JAX’s vmap: An Application of Speculative Decoding

In our recent work on a novel speculative decoding approach tailored for Apple Intelligence, we prototyped the idea using PyTorch. Programming the vectorized algorithm that samples token sequences from a draft model posed a slight challenge. We had to consider that for each prompt, we would sample a beam of multiple token sequences, and the input would be a batch of multiple prompts.

This inspires me to attempt writing the non-vectorized and comprehensible version of the code in JAX and using JAX’s vmap to automatically add the batch and beam dimensions. The trial was successful, as illustrated by the following code:

from typing import Tuple

import jax
import jax.numpy as jnp

d = 8  # hidden dim of llm
h = 4  # hidden dim of rnn
l = 3  # number of tokens drawn from rnn after the one from llm
w = 5  # beam width
b = 2  # batch size


def rnn_drafter(llm_state, rnn_state, input_token) -> Tuple[jax.Array, jax.Array]:
    """[d], [h], [] -> [h], []"""
    print(f"\nrnn_state=\n{rnn_state}")
    rnn_state = rnn_state + input_token
    return rnn_state, input_token + rnn_state.sum()

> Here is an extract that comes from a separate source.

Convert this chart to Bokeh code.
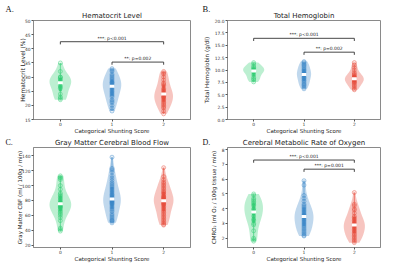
import numpy as np
from bokeh.plotting import figure
from bokeh.layouts import gridplot
from bokeh.models import Title, FixedTicker, NumeralTickFormatter, Range1d
from bokeh.embed import file_html
from bokeh.resources import INLINE

groups = [0, 1, 2]
colors = ["#2ecc71", "#3a87c8", "#e74c3c"]
x_label = "Categorical Shunting Score"

hct_0 = [35, 32, 30, 30, 29.5, 29, 28.5, 28, 27, 26.5, 26, 24, 23, 22.5, 22]
hct_1 = [33, 32.5, 32, 31, 30.5, 30, 29.5, 29, 28.5, 28, 28, 27.5, 27, 27, 26.5, 26,
         25.5, 25, 24.5, 24, 23.5, 23, 22, 21.5, 21, 20, 19, 18]
hct_2 = [32, 31.5, 31, 30, 29, 28, 27.5, 27, 26, 25.5, 25, 24.5, 24, 24, 23.5, 23, 23,
         22.5, 22, 21.5, 21, 20.5, 20, 19.5, 19, 18, 17]

hb_0 = [11.5, 11.2, 10.8, 10.5, 10.3, 10.1, 10, 9.8, 9.7, 9.5, 9, 8.5, 8.2, 8, 7.6]
hb_1 = [11.7, 11.5, 11.2, 11, 10.8, 10.5, 10.2, 10, 9.8, 9.5, 9.3, 9.2, 9.1, 9, 8.8,
        8.5, 8.3, 8, 7.8, 7.5, 7.2, 7, 6.8, 6.5, 6.2]
hb_2 = [11.5, 11, 10.5, 10, 9.5, 9.2, 9, 8.8, 8.6, 8.5, 8.4, 8.3, 8.2, 8, 8, 7.8, 7.6,
        7.5, 7.3, 7, 6.8, 6.5, 6.2, 6]

cbf_0 = [113, 111, 110, 108, 100, 95, 90, 88, 86, 84, 82, 80, 78, 77, 76, 76, 75, 74,
         73, 72, 71, 70, 68, 66, 64, 62, 60, 57, 53, 43, 41, 39]
cbf_1 = [138, 123, 121, 118, 113, 110, 107, 104, 102, 100, 98, 96, 94, 92, 90, 88, 87,
         85, 84, 83, 82, 81, 80, 79, 78, 77, 76, 75, 73, 71, 69, 67, 65, 62, 60, 58, 56,
         54, 53, 52, 50]
cbf_2 = [124, 112, 108, 105, 103, 101, 99, 97, 95, 93, 91, 90, 88, 86, 85, 84, 83, 82,
         81, 80, 79, 78, 77, 76, 75, 74, 72, 70, 68, 66, 64, 62, 60, 58, 56, 54, 52, 50,
         48, 47]

cmro_0 = [5.0, 4.9, 4.7, 4.6, 4.5, 4.4, 4.3, 4.2, 4.0, 3.9, 3.8, 3.75, 3.7, 3.5, 3.3,
          3.2, 3.0, 2.9, 2.5, 2.0, 1.9, 1.8]
cmro_1 = [5.9, 5.6, 4.9, 4.7, 4.5, 4.3, 4.2, 4.1, 4.0, 3.9, 3.8, 3.7, 3.6, 3.55, 3.5,
          3.45, 3.4, 3.3, 3.2, 3.1, 3.0, 2.9, 2.8, 2.7, 2.6, 2.5, 2.4, 2.3, 2.2, 2.15]
cmro_2 = [5.1, 4.3, 4.2, 4.0, 3.9, 3.7, 3.5, 3.4, 3.3, 3.2, 3.1, 3.0, 2.95, 2.9, 2.85,
          2.8, 2.7, 2.6, 2.5, 2.4, 2.3, 2.2, 2.1, 2.0, 1.9, 1.8, 1.7]

sig_a = [(0, 2, "***: p<0.001"), (1, 2, "**: p=0.002")]
sig_b = [(0, 2, "***: p<0.001"), (1, 2, "**: p=0.002")]
sig_d = [(0, 2, "***: p<0.001"), (1, 2, "***: p=0.001")]

FONT = "DejaVu Sans"


def kde(vals, n=120):
    v = np.asarray(vals, float)
    bw = v.std(ddof=1) * len(v) ** (-1 / 5)
    grid = np.linspace(v.min(), v.max(), n)
    d = np.exp(-0.5 * ((grid[:, None] - v[None, :]) / bw) ** 2).sum(1) / (len(v) * bw * np.sqrt(2 * np.pi))
    return grid, d


def panel(title, letter, ylabel, sets, yr, ticks, fmt, sig, sig_y,
          width, height, left, right, top, bottom, lab_standoff, ylab_size,
          letter_dx, letter_standoff, letter_size):
    letter_title = Title(text=letter, align="left", offset=letter_dx, vertical_align="bottom",
                         standoff=letter_standoff, text_font="Liberation Serif",
                         text_font_size=letter_size, text_font_style="normal",
                         text_color="#111111")
    p = figure(width=width, height=height, x_range=Range1d(-0.52, 2.52),
               y_range=Range1d(*yr), output_backend="svg", toolbar_location=None,
               min_border_left=left, min_border_right=right,
               min_border_top=top, min_border_bottom=bottom,
               background_fill_color="white", border_fill_color="white",
               title=letter_title)
    p.add_layout(Title(text=title, align="center", standoff=1, vertical_align="bottom",
                       text_font=FONT, text_font_size="7px", text_font_style="normal",
                       text_color="#222222"), "above")
    p.xgrid.visible = False
    p.ygrid.visible = False
    p.outline_line_color = "#8a8a8a"
    p.outline_line_width = 1
    for ax in (p.xaxis[0], p.yaxis[0]):
        ax.axis_line_color = "#8a8a8a"
        ax.major_tick_line_color = "#555555"
        ax.minor_tick_line_color = None
        ax.major_tick_in = 0
        ax.major_tick_out = 2
        ax.major_label_text_font = FONT
        ax.major_label_text_font_size = "4.4px"
        ax.major_label_text_color = "#333333"
        ax.major_label_standoff = 1
        ax.axis_label_text_font = FONT
        ax.axis_label_text_font_size = "5.5px"
        ax.axis_label_text_font_style = "normal"
        ax.axis_label_text_color = "#222222"
    p.xaxis.ticker = FixedTicker(ticks=groups)
    p.xaxis.axis_label = x_label
    p.xaxis.major_label_standoff = 0
    p.xaxis.axis_label_standoff = -1
    p.yaxis.ticker = FixedTicker(ticks=ticks)
    p.yaxis.formatter = NumeralTickFormatter(format=fmt)
    p.yaxis.axis_label = ylabel
    p.yaxis.axis_label_standoff = lab_standoff
    p.yaxis.axis_label_text_font_size = ylab_size

    dens = [kde(s) for s in sets]
    gmax = max(d.max() for _, d in dens)
    for g, s, (grid, d), c in zip(groups, sets, dens, colors):
        w = d / gmax * 0.21
        p.harea(y=grid, x1=g - w, x2=g + w, fill_color=c, fill_alpha=0.32)
        v = np.asarray(s, float)
        q1, med, q3 = np.percentile(v, [25, 50, 75])
        iqr = q3 - q1
        lo = v[v >= q1 - 1.5 * iqr].min()
        hi = v[v <= q3 + 1.5 * iqr].max()
        p.segment(x0=[g], y0=[lo], x1=[g], y1=[hi], line_color=c, line_width=0.8, line_alpha=0.8)
        p.segment(x0=[g], y0=[q1], x1=[g], y1=[q3], line_color=c, line_width=3, line_alpha=0.75)
        p.scatter(x=[g] * len(v), y=v, size=4, marker="circle", line_color=c,
                  line_width=0.7, fill_color=c, fill_alpha=0.12, line_alpha=0.6)
        p.rect(x=[g], y=[med], width=5, height=3, width_units="screen",
               height_units="screen", fill_color="white", line_color=None)

    span = yr[1] - yr[0]
    for (a, b, txt), h in zip(sig, sig_y):
        tick = span * 0.027
        p.line(x=[a, a, b, b], y=[h - tick, h, h, h - tick], line_color="#333333", line_width=0.9)
        p.text(x=[(a + b) / 2], y=[h], text=[txt], text_font_size="4.5px",
               text_align="center", text_baseline="bottom", y_offset=-1,
               text_color="#222222", text_font={"value": FONT})
    return p


pa = panel("Hematocrit Level", "A.", "Hematocrit Level (%)", [hct_0, hct_1, hct_2],
           (15, 50), [15, 20, 25, 30, 35, 40, 45, 50], "0", sig_a, [42.5, 35.3],
           200, 136, 33, 10, 20, 15, -4, "6px", -28, -8, "8.5px")
pb = panel("Total Hemoglobin", "B.", "Total Hemoglobin (g/dl)", [hb_0, hb_1, hb_2],
           (0, 20), [0, 2.5, 5, 7.5, 10, 12.5, 15, 17.5, 20], "0.0", sig_b, [16.4, 13.6],
           200, 136, 25, 20, 20, 15, 2, "5.7px", -25, -8, "8.5px")
pc = panel("Gray Matter Cerebral Blood Flow", "C.", "Gray Matter CBF (ml / 100g / min)",
           [cbf_0, cbf_1, cbf_2], (17, 151), [20, 40, 60, 80, 100, 120, 140], "0", [], [],
           200, 128, 33, 10, 10, 15, -4, "5.5px", -28, -20, "8px")
pd_ = panel("Cerebral Metabolic Rate of Oxygen", "D.", "CMRO₂ (ml O₂ / 100g tissue / min)",
            [cmro_0, cmro_1, cmro_2], (1.37, 8.15), [2, 3, 4, 5, 6, 7, 8], "0", sig_d,
            [7.3, 6.68], 200, 128, 25, 20, 10, 15, 2, "5.5px", -25, -20, "8px")

grid = gridplot([[pa, pb], [pc, pd_]], toolbar_location=None)
open("out.html", "w").write(file_html(grid, INLINE))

def sample_seq(llm_state, llm_token) -> jax.Array:
    """[h], [] -> [l]"""
    token = llm_token
    rnn_state = jnp.zeros((h,))
    seq = jnp.array([token], dtype=jnp.int32)
    for _ in range(l):
        rnn_state, token = rnn_drafter(llm_state, rnn_state, token)
        seq = jnp.append(seq, token)
    return seq


def test_sample_seq():
    llm_state, llm_token = jnp.zeros((d,)), jnp.array([100], dtype=jnp.int32)
    assert jnp.all(sample_seq(llm_state, llm_token) == jnp.arange(100, 100 + l + 1))


def test_sample_beam():
    llm_state, llm_token = jnp.zeros((d,)), jnp.arange(0, w * 100, 100)
    assert jnp.all(
        jax.vmap(sample_seq, in_axes=(None, 0), out_axes=0)(llm_state, llm_token)
        == jnp.array([[0, 0, 0, 0], [100, 500, 2900, 16900], [200, 1000, 5800, 33800]])
    )


def test_sample_beam_batched():
    llm_state, rnn_state = (
        jnp.zeros((b, d)),
        jnp.zeros((b, w, h)),
    )
    llm_token = jnp.tile(jnp.arange(0, w * 100, 100), (b, 1))
    assert jnp.all(
        jax.vmap(jax.vmap(sample_seq, in_axes=(None, 0), out_axes=0), in_axes=(0, 0), out_axes=0)(
            llm_state, llm_token
        )
        == jnp.array([[[0, 0, 0, 0], [100, 500, 2900, 16900], [200, 1000, 5800, 33800]]] * 2)
    )

An further improvement is to replace the Python loop in sample_seq with jax.lax.fori_loop, which could be JIT-compiled.